Friday, 13 April 2012 00:00
from the Press... - Jakarta Globe
S&P Cautions Against New Indonesian Mining Regulations
Muhamad Al Azhari | April 13, 2012
Investors may have expressed concerns about looming new mining regulations, but ratings agency Standard & Poor’s says it doubts the government will implement them strictly.
“Whether the government of Indonesia will follow up on its hard-line stance is still a question,” the ratings agency said in its latest report on mining.
However, S&P added that “our ratings on mining companies operating in Indonesia have long factored in the country’s evolving regulations. Therefore, our credit outlook on the sector remains stable.”
The government this year issued a series of controversial mining regulations, including plans for an ore export ban, higher royalties, a ceiling on foreign ownership of mining assets, a required upgrade in coal quality before export and so-called “contract of work” renegotiations.
“Not a week has passed without government officials calling for additional royalties, a review of ownership rules or a more equal redistribution of mineral wealth,” S&P said in the report.
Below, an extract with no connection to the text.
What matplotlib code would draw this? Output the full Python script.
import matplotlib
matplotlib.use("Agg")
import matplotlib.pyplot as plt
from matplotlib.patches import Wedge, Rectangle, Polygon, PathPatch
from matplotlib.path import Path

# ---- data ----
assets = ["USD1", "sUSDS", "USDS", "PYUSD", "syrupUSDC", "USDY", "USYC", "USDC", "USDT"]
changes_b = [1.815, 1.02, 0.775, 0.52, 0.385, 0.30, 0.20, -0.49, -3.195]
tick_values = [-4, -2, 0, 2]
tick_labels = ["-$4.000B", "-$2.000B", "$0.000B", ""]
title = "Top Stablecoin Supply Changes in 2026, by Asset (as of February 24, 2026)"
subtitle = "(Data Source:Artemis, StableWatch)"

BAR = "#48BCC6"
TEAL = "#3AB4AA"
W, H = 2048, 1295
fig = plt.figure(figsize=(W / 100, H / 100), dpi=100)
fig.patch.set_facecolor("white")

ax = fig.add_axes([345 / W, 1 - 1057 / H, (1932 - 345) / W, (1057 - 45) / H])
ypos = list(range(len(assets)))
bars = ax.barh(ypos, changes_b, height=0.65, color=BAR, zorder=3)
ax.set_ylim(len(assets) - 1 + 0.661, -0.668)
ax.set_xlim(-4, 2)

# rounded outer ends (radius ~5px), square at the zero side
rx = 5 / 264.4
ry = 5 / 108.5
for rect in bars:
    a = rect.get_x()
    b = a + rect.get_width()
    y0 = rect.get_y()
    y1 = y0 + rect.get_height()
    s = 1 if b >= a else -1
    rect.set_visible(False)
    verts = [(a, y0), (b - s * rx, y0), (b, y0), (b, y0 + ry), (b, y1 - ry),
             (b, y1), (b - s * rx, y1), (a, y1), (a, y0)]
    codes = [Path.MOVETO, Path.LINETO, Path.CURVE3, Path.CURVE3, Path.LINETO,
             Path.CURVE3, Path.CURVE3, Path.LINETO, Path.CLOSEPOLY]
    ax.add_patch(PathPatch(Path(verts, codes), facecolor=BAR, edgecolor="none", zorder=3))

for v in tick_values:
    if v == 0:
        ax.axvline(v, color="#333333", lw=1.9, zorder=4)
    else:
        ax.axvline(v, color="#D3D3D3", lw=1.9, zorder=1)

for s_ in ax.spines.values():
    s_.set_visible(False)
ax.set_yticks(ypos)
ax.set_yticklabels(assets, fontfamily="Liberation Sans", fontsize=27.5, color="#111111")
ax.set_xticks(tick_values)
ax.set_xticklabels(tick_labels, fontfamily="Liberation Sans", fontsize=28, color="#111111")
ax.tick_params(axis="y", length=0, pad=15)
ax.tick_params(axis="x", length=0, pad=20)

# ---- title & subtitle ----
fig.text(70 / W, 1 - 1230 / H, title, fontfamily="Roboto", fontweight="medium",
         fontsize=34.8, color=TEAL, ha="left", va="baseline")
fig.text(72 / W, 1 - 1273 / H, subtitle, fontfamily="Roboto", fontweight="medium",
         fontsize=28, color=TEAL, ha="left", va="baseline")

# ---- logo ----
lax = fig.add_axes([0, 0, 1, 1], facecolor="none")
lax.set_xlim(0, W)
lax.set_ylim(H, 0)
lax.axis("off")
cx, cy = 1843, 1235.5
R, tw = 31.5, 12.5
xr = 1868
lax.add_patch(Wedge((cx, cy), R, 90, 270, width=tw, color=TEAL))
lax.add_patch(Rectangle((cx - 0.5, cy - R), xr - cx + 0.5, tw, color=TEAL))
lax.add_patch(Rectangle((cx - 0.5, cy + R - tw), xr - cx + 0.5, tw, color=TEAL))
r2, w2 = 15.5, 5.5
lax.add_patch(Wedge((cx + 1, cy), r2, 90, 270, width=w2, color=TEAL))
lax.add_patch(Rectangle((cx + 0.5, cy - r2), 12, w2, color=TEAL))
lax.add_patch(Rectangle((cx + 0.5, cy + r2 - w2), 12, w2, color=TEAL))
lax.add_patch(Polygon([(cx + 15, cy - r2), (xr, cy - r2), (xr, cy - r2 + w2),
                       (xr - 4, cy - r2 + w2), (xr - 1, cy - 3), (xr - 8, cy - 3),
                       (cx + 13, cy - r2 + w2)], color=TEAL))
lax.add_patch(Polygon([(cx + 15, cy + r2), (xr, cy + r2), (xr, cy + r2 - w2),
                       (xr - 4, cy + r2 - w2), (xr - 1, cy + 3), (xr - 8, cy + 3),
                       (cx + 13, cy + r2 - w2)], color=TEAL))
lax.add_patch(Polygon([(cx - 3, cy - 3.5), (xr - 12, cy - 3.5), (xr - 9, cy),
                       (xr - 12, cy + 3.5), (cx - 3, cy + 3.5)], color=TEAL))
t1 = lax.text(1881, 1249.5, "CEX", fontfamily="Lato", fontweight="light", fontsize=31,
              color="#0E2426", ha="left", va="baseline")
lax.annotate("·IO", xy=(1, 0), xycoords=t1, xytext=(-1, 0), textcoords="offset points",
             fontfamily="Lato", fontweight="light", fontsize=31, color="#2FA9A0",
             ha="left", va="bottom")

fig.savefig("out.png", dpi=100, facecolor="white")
Industry Minister M.S. Hidayat was on Thursday quoted by Reuters reiterating an earlier statement by his ministry that the government is studying a 25 percent tax on mining exports this year that will become a 50 percent tax in 2013.
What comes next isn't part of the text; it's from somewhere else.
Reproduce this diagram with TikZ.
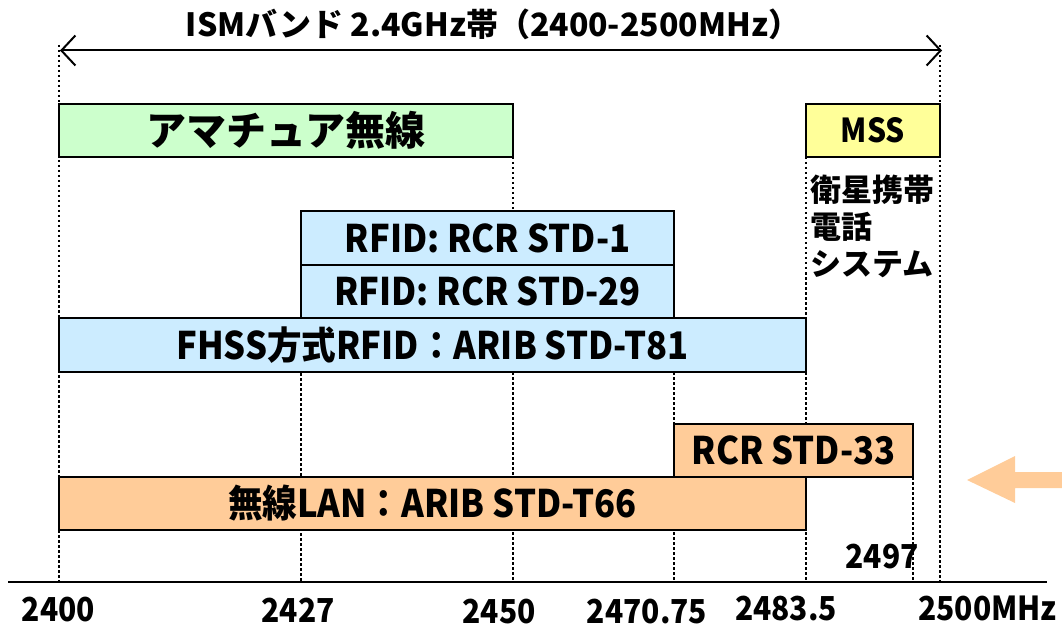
\documentclass[tikz,border=0pt]{standalone}
\usepackage{fontspec}
\setmainfont{Noto Sans CJK JP}
\newfontfamily\condfont{Noto Sans CJK JP}[FakeStretch=0.91]
\usetikzlibrary{arrows.meta}
\definecolor{hamgreen}{HTML}{CCFFCC}
\definecolor{mssyellow}{HTML}{FFFF99}
\definecolor{rfidblue}{HTML}{CCECFF}
\definecolor{lanorange}{HTML}{FFCC99}
\tikzset{
  bandbox/.style={draw=black, line width=2.2pt, inner sep=0pt, font=\condfont\fontsize{38}{42}\selectfont\bfseries},
  guide/.style={line width=2.6pt, dash pattern=on 2.5pt off 2.5pt},
  axislabel/.style={inner sep=0pt, font=\condfont\fontsize{33}{38}\selectfont\bfseries},
}
\begin{document}
\begin{tikzpicture}[x=1pt, y=-1pt]
\useasboundingbox (0,0) rectangle (1062,628);

% guide coordinates
\coordinate (a2400t) at (59,45);   \coordinate (a2400b) at (59,582);
\coordinate (a2427t) at (301,318); \coordinate (a2427b) at (301,582);
\coordinate (a2450t) at (513,157); \coordinate (a2450b) at (513,582);
\coordinate (a2470t) at (674,372); \coordinate (a2470b) at (674,582);
\coordinate (a2483t) at (806,157); \coordinate (a2483b) at (806,582);
\coordinate (a2497t) at (913,477); \coordinate (a2497b) at (913,582);
\coordinate (a2500t) at (940,45);  \coordinate (a2500b) at (940,582);

\foreach \g in {2400,2427,2450,2470,2483,2497,2500}
  \draw[guide] (a\g t) -- (a\g b);

% ISM band arrow and title
\coordinate (ismL) at (60,50.5);
\coordinate (ismR) at (942,50.5);
\draw[line width=2pt, {Straight Barb[length=14pt,width=30pt,line width=2pt]}-{Straight Barb[length=14pt,width=30pt,line width=2pt]}] (ismL) -- (ismR);
\node[inner sep=0pt, font=\fontsize{32}{36}\selectfont\bfseries] (title) at (493,24) {ISMバンド 2.4GHz帯（2400-2500MHz）};

% band boxes
\node[bandbox, fill=hamgreen, minimum width=454pt, minimum height=53pt, font=\normalfont\fontsize{40}{44}\selectfont\bfseries] (ham) at (286,130.5) {アマチュア無線};
\node[bandbox, fill=mssyellow, minimum width=134pt, minimum height=53pt, font=\condfont\fontsize{33}{36}\selectfont\bfseries] (mss) at (873,130.5) {MSS};
\node[inner sep=0pt, anchor=north west, align=left, font=\fontsize{31}{37}\selectfont\bfseries] (msstext) at (810,175) {衛星携帯\\電話\\システム};

\node[bandbox, fill=rfidblue, minimum width=373pt, minimum height=54pt] (rfid1) at (487.5,238) {RFID: RCR STD-1};
\node[bandbox, fill=rfidblue, minimum width=373pt, minimum height=53pt] (rfid29) at (487.5,291.5) {RFID: RCR STD-29};
\node[bandbox, fill=rfidblue, minimum width=747pt, minimum height=54pt] (fhss) at (432.5,345) {FHSS方式RFID：ARIB STD-T81};

\node[bandbox, fill=lanorange, minimum width=239pt, minimum height=53pt] (rcr33) at (793.5,450.5) {RCR STD-33};
\node[bandbox, fill=lanorange, minimum width=747pt, minimum height=53pt] (lan) at (432.5,503.5) {無線LAN：ARIB STD-T66};

% big left arrow
\fill[lanorange] (967,480) -- (1015,456) -- (1015,472) -- (1062,472) -- (1062,488) -- (1015,488) -- (1015,503) -- cycle;

% frequency axis
\coordinate (axL) at (8,582);
\coordinate (axR) at (1047,582);
\draw[line width=2.2pt] (axL) -- (axR);

\node[axislabel] (l2400) at (58.5,610) {2400};
\node[axislabel] (l2427) at (298,610) {2427};
\node[axislabel] (l2450) at (499,612) {2450};
\node[axislabel] (l2470) at (647,612) {2470.75};
\node[axislabel] (l2483) at (786,609) {2483.5};
\node[axislabel] (l2500) at (987.5,608) {2500MHz};
\node[axislabel] (l2497) at (882,557) {2497};
\end{tikzpicture}
\end{document}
S&P said that if the move is strictly implemented, it “would undeniably hurt Indonesian mining companies as well as international companies that have mining operations in Indonesia. It would raise the cost of doing business in the sector and lessen its attractiveness to investors.”
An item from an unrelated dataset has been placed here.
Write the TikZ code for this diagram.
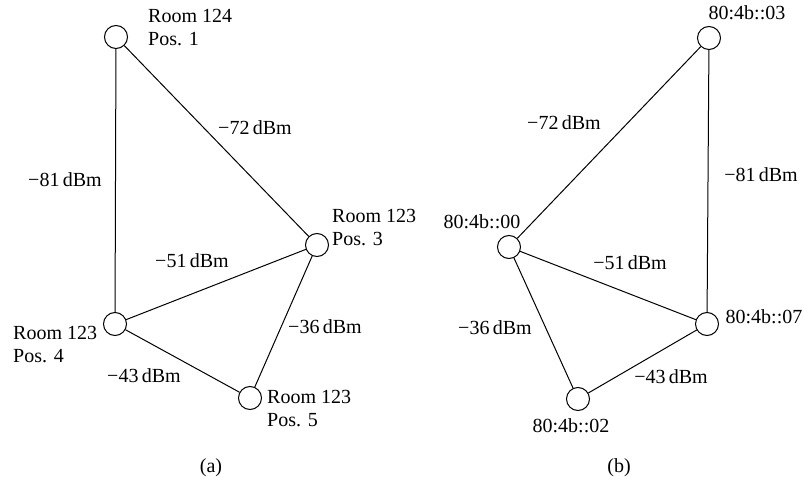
\documentclass[tikz,border=0pt]{standalone}
\usepackage{fontspec}
\setmainfont{Liberation Serif}
\begin{document}
\begin{tikzpicture}[x=1pt,y=-1pt,
  station/.style={circle,draw,line width=1pt,minimum size=23pt,inner sep=0pt,fill=white},
  link/.style={line width=1pt},
  txt/.style={inner sep=0pt,font=\fontsize{20}{23}\selectfont,align=left},
]
\useasboundingbox (0,0) rectangle (804,481);

% ---- (a) positions in the rooms
\node[station] (p1) at (116,37) {};
\node[station] (p3) at (317,245) {};
\node[station] (p4) at (115,324) {};
\node[station] (p5) at (250,398) {};

\draw[link] (p1) -- (p3);
\draw[link] (p1) -- (p4);
\draw[link] (p4) -- (p3);
\draw[link] (p3) -- (p5);
\draw[link] (p4) -- (p5);

\node[txt,anchor=west] (l1) at (148,28) {Room 124\\Pos. 1};
\node[txt,anchor=west] (l3) at (332,228) {Room 123\\Pos. 3};
\node[txt,anchor=west] (l4) at (13,345) {Room 123\\Pos. 4};
\node[txt,anchor=west] (l5) at (267,409) {Room 123\\Pos. 5};

\node[txt] (e13) at (255,128) {−72\,dBm};
\node[txt] (e14) at (65,180) {−81\,dBm};
\node[txt] (e43) at (192,261) {−51\,dBm};
\node[txt] (e35) at (325,327) {−36\,dBm};
\node[txt] (e45) at (144,376) {−43\,dBm};

\node[txt] (capa) at (211,468) {(a)};

% ---- (b) node addresses
\node[station] (n03) at (709,38) {};
\node[station] (n00) at (509,247) {};
\node[station] (n07) at (707,324) {};
\node[station] (n02) at (578,399) {};

\draw[link] (n03) -- (n00);
\draw[link] (n03) -- (n07);
\draw[link] (n00) -- (n07);
\draw[link] (n00) -- (n02);
\draw[link] (n02) -- (n07);

\node[txt] (a03) at (747,13) {80:4b::03};
\node[txt] (a00) at (482,222) {80:4b::00};
\node[txt] (a07) at (764,317) {80:4b::07};
\node[txt] (a02) at (571,426) {80:4b::02};

\node[txt] (f0300) at (564,123) {−72\,dBm};
\node[txt] (f0307) at (761,175) {−81\,dBm};
\node[txt] (f0007) at (630,263) {−51\,dBm};
\node[txt] (f0002) at (495,328) {−36\,dBm};
\node[txt] (f0207) at (671,377) {−43\,dBm};

\node[txt] (capb) at (619,468) {(b)};
\end{tikzpicture}
\end{document}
The ratings agency said that it believed “the government of Indonesia will take a pragmatic approach while implementing mining regulations, given the sector’s economic importance.”
Last year, the government received $6.5 billion in taxes and royalties from mining companies, constituting 5 percent of total government revenue.
Dileep Srivastava, the investor relations director at large coal miner Bumi Resources, expressed concern about the tax.
“If this is enacted, some of our metals and minor coal assets may be vulnerable,” he said.
“But it is premature to form any view yet.”